Ж. А.: Еще как. Я вернулся домой в конце мая, а сама медаль вручается в октябре. По правилам в то время, если вы получили заграничную награду, то должны были написать письмо с просьбой разрешить ее получить. На всякий случай — может быть, медаль в честь Гитлера. И я обратился к президенту Академии, на что Келдыш написал: «Согласен, командировать», — а дальше нужно было получить все соответствующие разрешения — в нашем институте много оборонных работ и всего прочего. У нас был постоянный куратор, сотрудник с Литейного, товарищ Романов. Я спросил его: от вашей службы возражения будут? Если они есть, то я сразу напишу, что не могу приехать. Нет, мне сказали, все в порядке. Но осталось 10 дней, а решения нет. И тут случился 25–летний юбилей нашего лэтишного факультета электронной техники. Декан Август Августович Потсар читает доклад и говорит: наш факультет окончили доктор физико–математических наук профессор Алферов, член ЦК КПСС первый секретарь ленинградского горкома партии товарищ Аристов и т. д. Далее президиум идет в комнату выпить коньяку с бутербродами. Я говорю: Август Августович, а что ты меня поставил раньше Аристова? Мне это припомнят обязательно. Он говорит: я действовал четко по алфавиту, ты Алферов, а он Аристов…
Аристов же на вопрос про поездку ответил: «А зачем в Америку, медали можно получать в Ленинграде». Я хлопнул Аристова по плечу и сказал: «Боря, конечно, лучше в Филадельфии, но в Ленинграде так в Ленинграде». Медаль потом прислали по почте. Я расписывался в почтовом отделении Академии наук за 35 грамм золота. А дальше на меня посыпались предложения — в Италию, в Англию, в Америку, товарищ Романов каждый раз говорит «да», я пишу доклад, перевожу на английский, а дальше никуда не еду. Так проходит 3 года.
Дмитрий: То есть вы стали невыездным?
Ж. А.: Я стал невыездным в капстраны. Наконец, когда они меня не отпустили по персональному приглашению президента Национальной академии наук США, я по–настоящему разозлился. Я уже получил Ленинскую премию, я уже член–корреспондент, у меня все в порядке. Зашел в 1-ый отдел и говорю: кто у вас на Литейном, 4, начальник над наукой? Иван Алексеевич Артюхин, он решает эти вопросы. Договорились встретиться через два дня в гостинице «Спутник», номер такой-то. И я еще попросил пригласить на встречу того самого Романова: потому что я его буду ругать последними словами, а я не люблю это делать за глаза.
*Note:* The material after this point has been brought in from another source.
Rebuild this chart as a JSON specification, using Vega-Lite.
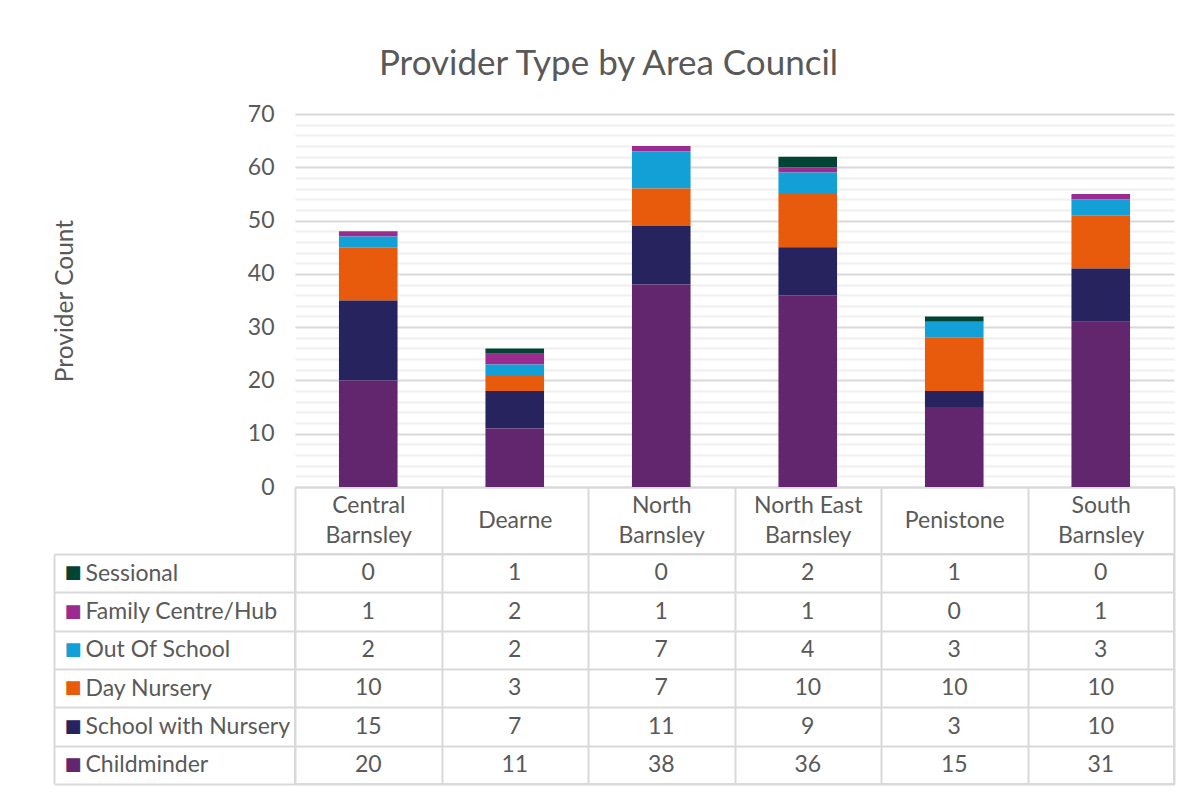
{
  "$schema": "https://vega.github.io/schema/vega-lite/v6.json",
  "autosize": {"type": "pad"},
  "padding": {"left": 52, "top": 47, "right": 12, "bottom": 4},
  "background": "white",
  "title": {
    "text": "Provider Type by Area Council",
    "font": "Lato",
    "fontSize": 35,
    "fontWeight": "normal",
    "color": "#595959",
    "anchor": "middle",
    "frame": "bounds",
    "offset": 21,
    "dx": -5
  },
  "config": {
    "font": "Lato",
    "view": {"stroke": null},
    "axis": {"labelFont": "Lato", "titleFont": "Lato", "labelLimit": 0}
  },
  "datasets": {
    "typeOrder": [
      {"type": "Childminder", "rank": 1},
      {"type": "School with Nursery", "rank": 2},
      {"type": "Day Nursery", "rank": 3},
      {"type": "Out Of School", "rank": 4},
      {"type": "Family Centre/Hub", "rank": 5},
      {"type": "Sessional", "rank": 6}
    ],
    "counts": [
      {"area": "Central Barnsley", "type": "Sessional", "count": 0},
      {"area": "Central Barnsley", "type": "Family Centre/Hub", "count": 1},
      {"area": "Central Barnsley", "type": "Out Of School", "count": 2},
      {"area": "Central Barnsley", "type": "Day Nursery", "count": 10},
      {"area": "Central Barnsley", "type": "School with Nursery", "count": 15},
      {"area": "Central Barnsley", "type": "Childminder", "count": 20},
      {"area": "Dearne", "type": "Sessional", "count": 1},
      {"area": "Dearne", "type": "Family Centre/Hub", "count": 2},
      {"area": "Dearne", "type": "Out Of School", "count": 2},
      {"area": "Dearne", "type": "Day Nursery", "count": 3},
      {"area": "Dearne", "type": "School with Nursery", "count": 7},
      {"area": "Dearne", "type": "Childminder", "count": 11},
      {"area": "North Barnsley", "type": "Sessional", "count": 0},
      {"area": "North Barnsley", "type": "Family Centre/Hub", "count": 1},
      {"area": "North Barnsley", "type": "Out Of School", "count": 7},
      {"area": "North Barnsley", "type": "Day Nursery", "count": 7},
      {"area": "North Barnsley", "type": "School with Nursery", "count": 11},
      {"area": "North Barnsley", "type": "Childminder", "count": 38},
      {"area": "North East Barnsley", "type": "Sessional", "count": 2},
      {"area": "North East Barnsley", "type": "Family Centre/Hub", "count": 1},
      {"area": "North East Barnsley", "type": "Out Of School", "count": 4},
      {"area": "North East Barnsley", "type": "Day Nursery", "count": 10},
      {"area": "North East Barnsley", "type": "School with Nursery", "count": 9},
      {"area": "North East Barnsley", "type": "Childminder", "count": 36},
      {"area": "Penistone", "type": "Sessional", "count": 1},
      {"area": "Penistone", "type": "Family Centre/Hub", "count": 0},
      {"area": "Penistone", "type": "Out Of School", "count": 3},
      {"area": "Penistone", "type": "Day Nursery", "count": 10},
      {"area": "Penistone", "type": "School with Nursery", "count": 3},
      {"area": "Penistone", "type": "Childminder", "count": 15},
      {"area": "South Barnsley", "type": "Sessional", "count": 0},
      {"area": "South Barnsley", "type": "Family Centre/Hub", "count": 1},
      {"area": "South Barnsley", "type": "Out Of School", "count": 3},
      {"area": "South Barnsley", "type": "Day Nursery", "count": 10},
      {"area": "South Barnsley", "type": "School with Nursery", "count": 10},
      {"area": "South Barnsley", "type": "Childminder", "count": 31}
    ]
  },
  "bounds": "flush",
  "spacing": 67,
  "vconcat": [
    {
      "width": 879,
      "height": 373,
      "data": {"name": "counts"},
      "transform": [
        {"lookup": "type", "from": {"data": {"name": "typeOrder"}, "key": "type", "fields": ["rank"]}}
      ],
      "mark": {"type": "bar", "width": {"band": 0.4}},
      "encoding": {
        "x": {
          "field": "area",
          "type": "nominal",
          "sort": ["Central Barnsley", "Dearne", "North Barnsley", "North East Barnsley", "Penistone", "South Barnsley"],
          "scale": {"paddingInner": 0, "paddingOuter": 0},
          "axis": {
            "title": null,
            "labelAngle": 0,
            "labelExpr": "datum.label == 'North East Barnsley' ? ['North East', 'Barnsley'] : split(datum.label, ' ')",
            "labelFontSize": 23,
            "labelColor": "#595959",
            "labelBaseline": "middle",
            "labelLineHeight": 30,
            "labelPadding": {"condition": {"test": "datum.value === 'Dearne' || datum.value === 'Penistone'", "value": -34}, "value": -49},
            "ticks": true,
            "tickSize": 67,
            "tickBand": "extent",
            "tickColor": "#d9d9d9",
            "tickWidth": 2,
            "domain": true,
            "domainColor": "#d9d9d9",
            "domainWidth": 2,
            "grid": false
          }
        },
        "y": {
          "aggregate": "sum",
          "field": "count",
          "type": "quantitative",
          "stack": "zero",
          "scale": {"domain": [0, 70], "nice": false},
          "axis": {
            "title": "Provider Count",
            "titleFontSize": 24.5,
            "titleFontWeight": "normal",
            "titleColor": "#595959",
            "titlePadding": 170,
            "values": [0, 2, 4, 6, 8, 10, 12, 14, 16, 18, 20, 22, 24, 26, 28, 30, 32, 34, 36, 38, 40, 42, 44, 46, 48, 50, 52, 54, 56, 58, 60, 62, 64, 66, 68, 70],
            "labelExpr": "datum.value % 10 === 0 ? datum.label : ''",
            "labelFontSize": 23,
            "labelColor": "#595959",
            "labelPadding": 21,
            "ticks": false,
            "domain": false,
            "grid": true,
            "gridWidth": 2,
            "gridColor": {"condition": {"test": "datum.value % 10 === 0", "value": "#d9d9d9"}, "value": "#f0f0f0"}
          }
        },
        "color": {
          "field": "type",
          "type": "nominal",
          "scale": {
            "domain": ["Childminder", "School with Nursery", "Day Nursery", "Out Of School", "Family Centre/Hub", "Sessional"],
            "range": ["#62266f", "#27235f", "#e85b0d", "#12a0d7", "#9b2b8f", "#014433"]
          },
          "legend": null
        },
        "order": {"field": "rank", "type": "quantitative", "sort": "ascending"}
      }
    },
    {
      "width": 879,
      "height": 230,
      "data": {"name": "counts"},
      "view": {"stroke": "#d9d9d9", "strokeWidth": 2},
      "resolve": {"axis": {"y": "independent"}},
      "layer": [
        {
          "mark": {"type": "text", "fontSize": 23, "color": "#595959", "baseline": "middle", "align": "center"},
          "encoding": {
            "x": {
              "field": "area",
              "type": "nominal",
              "sort": ["Central Barnsley", "Dearne", "North Barnsley", "North East Barnsley", "Penistone", "South Barnsley"],
              "scale": {"paddingInner": 0, "paddingOuter": 0},
              "axis": {
                "title": null,
                "labels": false,
                "ticks": false,
                "domain": false,
                "grid": true,
                "tickBand": "extent",
                "gridColor": "#d9d9d9",
                "gridWidth": 2
              }
            },
            "y": {
              "field": "type",
              "type": "nominal",
              "sort": ["Sessional", "Family Centre/Hub", "Out Of School", "Day Nursery", "School with Nursery", "Childminder"],
              "scale": {"paddingInner": 0, "paddingOuter": 0},
              "axis": {
                "orient": "left",
                "title": null,
                "labelAlign": "left",
                "labelBaseline": "middle",
                "labelPadding": -31,
                "labelFontSize": 23,
                "labelColor": "#595959",
                "ticks": true,
                "tickSize": 241,
                "tickBand": "extent",
                "tickColor": "#d9d9d9",
                "tickWidth": 2,
                "grid": true,
                "gridColor": "#d9d9d9",
                "gridWidth": 2,
                "domain": false
              }
            },
            "text": {"field": "count", "type": "quantitative"}
          }
        },
        {
          "mark": {"type": "text", "opacity": 0},
          "encoding": {
            "y": {
              "field": "type",
              "type": "nominal",
              "sort": ["Sessional", "Family Centre/Hub", "Out Of School", "Day Nursery", "School with Nursery", "Childminder"],
              "axis": {
                "orient": "left",
                "offset": 241,
                "title": null,
                "labelExpr": "'■'",
                "labelFont": "DejaVu Sans",
                "labelFontSize": 18,
                "labelAlign": "left",
                "labelBaseline": "middle",
                "labelPadding": -10,
                "labelColor": {
                  "condition": [
                    {"test": "datum.value === 'Sessional'", "value": "#014433"},
                    {"test": "datum.value === 'Family Centre/Hub'", "value": "#9b2b8f"},
                    {"test": "datum.value === 'Out Of School'", "value": "#12a0d7"},
                    {"test": "datum.value === 'Day Nursery'", "value": "#e85b0d"},
                    {"test": "datum.value === 'School with Nursery'", "value": "#27235f"}
                  ],
                  "value": "#62266f"
                },
                "ticks": false,
                "tickSize": 0,
                "grid": false,
                "domain": true,
                "domainColor": "#d9d9d9",
                "domainWidth": 2
              }
            },
            "text": {"field": "count", "type": "quantitative"}
          }
        }
      ]
    }
  ]
}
Встретились. Я сказал примерно следующее: если вы считаете, что меня нельзя выпускать за границу, поскольку я веду много закрытых работ, имеющих важное оборонное значение, скажите мне об этом.
Замечательно, для меня моя работа важнее, чем поездки за границу. Тогда я, когда меня приглашают, скажу: спасибо большое, я, к сожалению, занят. Но мне говорят: да-да, я готовлю доклад, перевожу на английский, а в последний момент выясняется, что поехать нельзя, и мне приходится выдумывать какие-то предлоги. Зачем вы все это делаете? На что Иван Алексеевич встает и говорит: «Мы с вами ровесники. У вас ни одного седого волоса, вы выглядите как огурчик, а я ловлю шпионов и т. д. А вы тут еще, мать твою… чем-то там недовольны, условия ставите», — и дальше тирада минут на десять с большим числом сильных выражений. Когда он закончил, я тоже встал и тут же показал, что эти выражения я знаю лучше, причем знаю флотские загибы, поскольку я на флоте много времени проводил. Я закончил, сел, он на меня посмотрел пристально и сказал: «Ты же наш человек, поедешь куда хочешь. Беру ответственность на себя. Куда тебе? В Штаты? Поедешь в Штаты!» Через год Ивана Алексеевича освободили от его высокой должности, он стал проректором по режиму Кораблестроительного института, он дожил до моей Нобелевской премии. Как–то спустя заметное количество лет он позвал меня на новоселье, мы вышли на балкон, и он признался: «За те полгода в Штатах на вас вот столько было написано. И про водку в том числе».